The Tri-State connection: Paul Ryan and John Boehner - Cincinnati News, Weather, Sports from FOX19 NOW-WXIX

The Tri-State connection: Paul Ryan and John Boehner

Boehner's childhood home (Photo: Dave Smith, FOX19 NOW) Boehner's childhood home (Photo: Dave Smith, FOX19 NOW)

John Boehner officially stepped down as Speaker of the House after taking the job in 2011.

In his farewell speech, Boehner reflected on what he's done in office, and where he came from.

“I'm still just me, the same guy who came here 25 years ago as a small businessman and spent all these 25 years trying to just be me," Boehner said on Capitol Hill Thursday. 

Boehner told a cheering audience about his belief in this nation.

"If you just do the right things for the right reasons good things will happen. And this too could happen to you. God bless you and God bless our great country," Boehner said.

After his speech, the house made everything official with minority leader Nancy Pelosi handing over the gavel to new speaker Paul Ryan. Ryan didn't waste any time talking about what needs to be done in congress.

"The house is broken. We're not solving problems, we're adding to them. And I'm not interested in laying blame or settling scores. We are wiping the slate clean," Ryan said.

Ryan has ties to the Tri-State just like Boehner.

Boehner served in congress for 25 years and nearly five of those years as speaker of the house.  Boehner's district office is in West Chester, a community which, according to long time Boehner's friend George Lang, owes a lot to the now former speaker of the house.
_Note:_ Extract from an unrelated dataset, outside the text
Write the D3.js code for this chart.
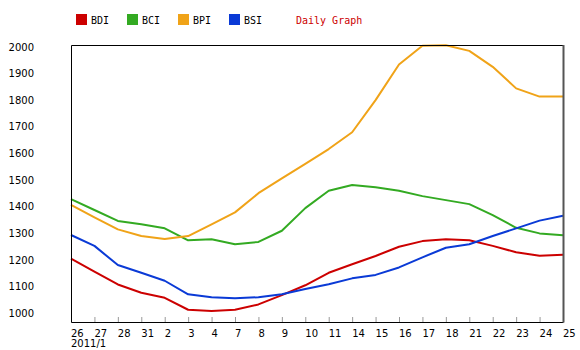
<!DOCTYPE html>
<html><head><meta charset="utf-8">
<script src="https://cdn.jsdelivr.net/npm/d3@7"></script>
<style>body{margin:0;background:#fff}</style>
</head><body>
<svg id="c" width="580" height="350"></svg>
<script>
const categories = ["26","27","28","31","2","3","4","7","8","9","10","11","14","15","16","17","18","21","22","23","24","25"];
const BDI = [1205,1156,1108,1077,1058,1013,1008,1013,1033,1068,1105,1152,1184,1215,1250,1271,1278,1274,1253,1229,1216,1220];
const BCI = [1429,1388,1347,1334,1319,1274,1278,1259,1268,1310,1395,1460,1482,1473,1460,1440,1425,1410,1369,1321,1300,1293];
const BPI = [1407,1360,1315,1290,1279,1290,1334,1379,1451,1507,1561,1617,1680,1801,1935,2005,2007,1986,1926,1845,1814,1814];
const BSI = [1294,1253,1181,1152,1122,1071,1060,1056,1060,1071,1091,1109,1131,1144,1172,1210,1246,1259,1290,1319,1348,1366];
const yTicks = [1000,1100,1200,1300,1400,1500,1600,1700,1800,1900,2000];
const seriesNames = ["BDI","BCI","BPI","BSI"];
const colors = ["#cc0000","#33aa22","#f0a318","#0a3ad6"];
const subLabel = "2011/1";
const title = "Daily Graph";

const svg = d3.select("#c");
const L=71, R=563, T=45, B=322;
const x = d3.scalePoint().domain(categories).range([L,R]);
const y = d3.scaleLinear().domain([967,2008]).range([B,T]);
const data = [BDI,BCI,BPI,BSI];

// tick marks (inside)
svg.append("g").selectAll("line").data(categories.slice(1,-1)).join("line")
  .attr("x1",d=>x(d)+0.5).attr("x2",d=>x(d)+0.5).attr("y1",B-5).attr("y2",B)
  .attr("stroke","#999").attr("stroke-width",1);

// lines
const line = d3.line().x((d,i)=>x(categories[i])).y(d=>y(d));
data.forEach((s,k)=>{
  svg.append("path").datum(s).attr("d",line).attr("fill","none")
    .attr("stroke",colors[k]).attr("stroke-width",2).attr("stroke-linejoin","round");
});

// frame
svg.append("path").attr("d",`M${L+0.5},${T+0.5}H${R+0.5}`).attr("stroke","#000").attr("fill","none");
svg.append("path").attr("d",`M${L+0.5},${T+0.5}V${B+0.5}H${R+0.5}`).attr("stroke","#000").attr("fill","none");
svg.append("path").attr("d",`M${R+0.5},${T}V${B+0.5}`).attr("stroke","#555").attr("stroke-width",2).attr("fill","none");

// y labels
svg.append("g").selectAll("text").data(yTicks).join("text")
  .attr("x",34).attr("y",d=>y(d)).attr("dy","0.35em").attr("text-anchor","end")
  .attr("font-family","DejaVu Sans").attr("font-size",10).attr("fill","#000").text(d=>d);

// x labels
svg.append("g").selectAll("text").data(categories).join("text")
  .attr("x",d=>x(d)).attr("y",333).attr("dy","0.35em").attr("text-anchor","start")
  .attr("font-family","DejaVu Sans").attr("font-size",10).attr("fill","#000").text(d=>d);
svg.append("text").attr("x",x(categories[0])).attr("y",343).attr("dy","0.35em")
  .attr("font-family","DejaVu Sans").attr("font-size",10).text(subLabel);

// legend
const lg = svg.append("g");
seriesNames.forEach((n,i)=>{
  const lx = 76 + i*51;
  lg.append("rect").attr("x",lx).attr("y",14).attr("width",11).attr("height",11).attr("fill",colors[i]);
  lg.append("text").attr("x",lx+15).attr("y",20).attr("dy","0.35em")
    .attr("font-family","DejaVu Sans Mono").attr("font-size",10).attr("fill","#000").text(n);
});
lg.append("text").attr("x",296).attr("y",20).attr("dy","0.35em")
  .attr("font-family","DejaVu Sans Mono").attr("font-size",10).attr("fill","#cc0000").text(title);
</script>
</body></html>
“Over 60,000 people now work in over 3,200 West Chester domiciled businesses and John was a big part of laying the framework that we are enjoying today,” Lang said.

Boehner says his pursuit of the American dream began in the Cincinnati suburb of Reading where he grew up in a small house at the bottom of a hill.

“The hill had twists, the hill had turns and even a few tears. Nothing wrong with that,” Boehner said.

Ironically, new Speaker, Ryan, was a Boehner campaign volunteer when he was at Miami University.

“I don't think he could pronounce my name back in 1990. He was putting yard signs up for me. As Cincinnatus understood there's a difference between being asked to do something and being called to do something,” Ryan said.

Miami's College Republican co-chair Bethany Nye says she's met both Boehner and Ryan.

“It's pretty cool to going from being in the speaker's district to having the speaker be a graduate at your university,” Nye said.

While at Miami, Ryan studied economics under Professor Richard Hart, now retired, but says Ryan is the right man for the job.

“He's a bright, articulate, cerebral, intellectually curious guy. He's clearly the ideas man in the Republican party,” Hart said.

At this moment, Boehner still represents this congressional district. It will be up to the governor to nominate a replacement and set a special election date.